Data extract -
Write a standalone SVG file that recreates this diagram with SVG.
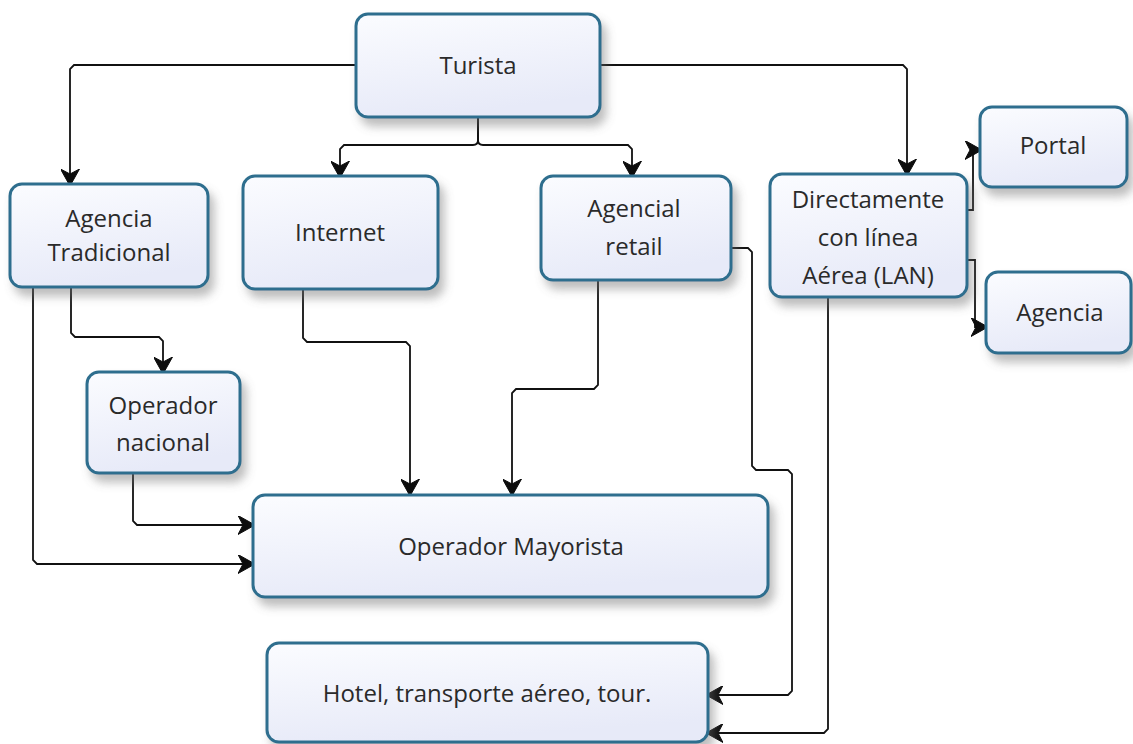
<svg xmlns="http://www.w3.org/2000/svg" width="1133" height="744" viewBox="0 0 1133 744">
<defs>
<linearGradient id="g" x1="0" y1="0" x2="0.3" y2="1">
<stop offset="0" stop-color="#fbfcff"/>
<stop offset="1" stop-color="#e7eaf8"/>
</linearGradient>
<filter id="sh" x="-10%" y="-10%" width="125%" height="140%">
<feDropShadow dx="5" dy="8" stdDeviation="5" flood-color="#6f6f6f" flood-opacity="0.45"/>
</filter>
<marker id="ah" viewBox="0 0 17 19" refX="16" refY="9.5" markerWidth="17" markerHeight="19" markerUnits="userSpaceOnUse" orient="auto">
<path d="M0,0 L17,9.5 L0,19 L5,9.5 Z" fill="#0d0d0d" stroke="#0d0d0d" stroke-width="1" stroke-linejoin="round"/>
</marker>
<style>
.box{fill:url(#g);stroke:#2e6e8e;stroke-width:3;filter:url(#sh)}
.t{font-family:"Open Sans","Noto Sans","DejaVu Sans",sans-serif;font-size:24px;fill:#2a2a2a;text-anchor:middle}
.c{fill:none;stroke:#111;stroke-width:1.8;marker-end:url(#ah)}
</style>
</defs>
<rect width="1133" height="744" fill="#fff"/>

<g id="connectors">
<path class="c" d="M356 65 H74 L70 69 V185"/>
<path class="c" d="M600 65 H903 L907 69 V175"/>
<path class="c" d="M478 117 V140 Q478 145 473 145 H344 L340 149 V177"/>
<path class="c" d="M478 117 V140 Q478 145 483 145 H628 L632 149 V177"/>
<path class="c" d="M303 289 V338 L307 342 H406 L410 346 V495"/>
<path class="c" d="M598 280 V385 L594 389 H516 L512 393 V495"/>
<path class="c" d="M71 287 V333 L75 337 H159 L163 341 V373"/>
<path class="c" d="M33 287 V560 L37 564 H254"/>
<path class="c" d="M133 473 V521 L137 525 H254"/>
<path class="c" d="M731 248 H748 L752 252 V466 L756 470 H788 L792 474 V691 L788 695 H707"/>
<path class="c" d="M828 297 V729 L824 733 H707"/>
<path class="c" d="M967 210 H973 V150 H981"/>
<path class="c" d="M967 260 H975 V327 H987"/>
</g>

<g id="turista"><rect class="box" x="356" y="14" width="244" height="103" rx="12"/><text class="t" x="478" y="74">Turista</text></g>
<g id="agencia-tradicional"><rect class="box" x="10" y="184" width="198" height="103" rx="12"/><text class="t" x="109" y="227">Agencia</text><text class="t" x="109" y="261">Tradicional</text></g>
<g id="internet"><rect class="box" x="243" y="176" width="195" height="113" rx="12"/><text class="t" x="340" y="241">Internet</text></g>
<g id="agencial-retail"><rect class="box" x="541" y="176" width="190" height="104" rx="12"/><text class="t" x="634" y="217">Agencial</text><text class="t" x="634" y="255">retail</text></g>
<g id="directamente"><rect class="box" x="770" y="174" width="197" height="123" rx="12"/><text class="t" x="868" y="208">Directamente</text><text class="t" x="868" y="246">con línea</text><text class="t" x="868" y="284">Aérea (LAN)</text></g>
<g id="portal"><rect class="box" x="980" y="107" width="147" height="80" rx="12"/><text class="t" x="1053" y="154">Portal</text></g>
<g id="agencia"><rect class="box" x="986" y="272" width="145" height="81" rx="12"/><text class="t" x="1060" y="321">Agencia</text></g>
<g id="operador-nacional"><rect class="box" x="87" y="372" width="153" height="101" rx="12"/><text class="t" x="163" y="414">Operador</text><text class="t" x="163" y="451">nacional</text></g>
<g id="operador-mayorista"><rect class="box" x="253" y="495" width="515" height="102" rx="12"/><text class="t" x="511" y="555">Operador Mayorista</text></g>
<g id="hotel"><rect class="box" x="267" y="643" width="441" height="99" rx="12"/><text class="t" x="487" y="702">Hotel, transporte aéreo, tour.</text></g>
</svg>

Work to complete - Return the material exactly as given, apart from the pictures.

Exercise solution -
Write a standalone SVG file that recreates this diagram with SVG.
<svg xmlns="http://www.w3.org/2000/svg" width="1133" height="744" viewBox="0 0 1133 744">
<defs>
<linearGradient id="g" x1="0" y1="0" x2="0.3" y2="1">
<stop offset="0" stop-color="#fbfcff"/>
<stop offset="1" stop-color="#e7eaf8"/>
</linearGradient>
<filter id="sh" x="-10%" y="-10%" width="125%" height="140%">
<feDropShadow dx="5" dy="8" stdDeviation="5" flood-color="#6f6f6f" flood-opacity="0.45"/>
</filter>
<marker id="ah" viewBox="0 0 17 19" refX="16" refY="9.5" markerWidth="17" markerHeight="19" markerUnits="userSpaceOnUse" orient="auto">
<path d="M0,0 L17,9.5 L0,19 L5,9.5 Z" fill="#0d0d0d" stroke="#0d0d0d" stroke-width="1" stroke-linejoin="round"/>
</marker>
<style>
.box{fill:url(#g);stroke:#2e6e8e;stroke-width:3;filter:url(#sh)}
.t{font-family:"Open Sans","Noto Sans","DejaVu Sans",sans-serif;font-size:24px;fill:#2a2a2a;text-anchor:middle}
.c{fill:none;stroke:#111;stroke-width:1.8;marker-end:url(#ah)}
</style>
</defs>
<rect width="1133" height="744" fill="#fff"/>

<g id="connectors">
<path class="c" d="M356 65 H74 L70 69 V185"/>
<path class="c" d="M600 65 H903 L907 69 V175"/>
<path class="c" d="M478 117 V140 Q478 145 473 145 H344 L340 149 V177"/>
<path class="c" d="M478 117 V140 Q478 145 483 145 H628 L632 149 V177"/>
<path class="c" d="M303 289 V338 L307 342 H406 L410 346 V495"/>
<path class="c" d="M598 280 V385 L594 389 H516 L512 393 V495"/>
<path class="c" d="M71 287 V333 L75 337 H159 L163 341 V373"/>
<path class="c" d="M33 287 V560 L37 564 H254"/>
<path class="c" d="M133 473 V521 L137 525 H254"/>
<path class="c" d="M731 248 H748 L752 252 V466 L756 470 H788 L792 474 V691 L788 695 H707"/>
<path class="c" d="M828 297 V729 L824 733 H707"/>
<path class="c" d="M967 210 H973 V150 H981"/>
<path class="c" d="M967 260 H975 V327 H987"/>
</g>

<g id="turista"><rect class="box" x="356" y="14" width="244" height="103" rx="12"/><text class="t" x="478" y="74">Turista</text></g>
<g id="agencia-tradicional"><rect class="box" x="10" y="184" width="198" height="103" rx="12"/><text class="t" x="109" y="227">Agencia</text><text class="t" x="109" y="261">Tradicional</text></g>
<g id="internet"><rect class="box" x="243" y="176" width="195" height="113" rx="12"/><text class="t" x="340" y="241">Internet</text></g>
<g id="agencial-retail"><rect class="box" x="541" y="176" width="190" height="104" rx="12"/><text class="t" x="634" y="217">Agencial</text><text class="t" x="634" y="255">retail</text></g>
<g id="directamente"><rect class="box" x="770" y="174" width="197" height="123" rx="12"/><text class="t" x="868" y="208">Directamente</text><text class="t" x="868" y="246">con línea</text><text class="t" x="868" y="284">Aérea (LAN)</text></g>
<g id="portal"><rect class="box" x="980" y="107" width="147" height="80" rx="12"/><text class="t" x="1053" y="154">Portal</text></g>
<g id="agencia"><rect class="box" x="986" y="272" width="145" height="81" rx="12"/><text class="t" x="1060" y="321">Agencia</text></g>
<g id="operador-nacional"><rect class="box" x="87" y="372" width="153" height="101" rx="12"/><text class="t" x="163" y="414">Operador</text><text class="t" x="163" y="451">nacional</text></g>
<g id="operador-mayorista"><rect class="box" x="253" y="495" width="515" height="102" rx="12"/><text class="t" x="511" y="555">Operador Mayorista</text></g>
<g id="hotel"><rect class="box" x="267" y="643" width="441" height="99" rx="12"/><text class="t" x="487" y="702">Hotel, transporte aéreo, tour.</text></g>
</svg>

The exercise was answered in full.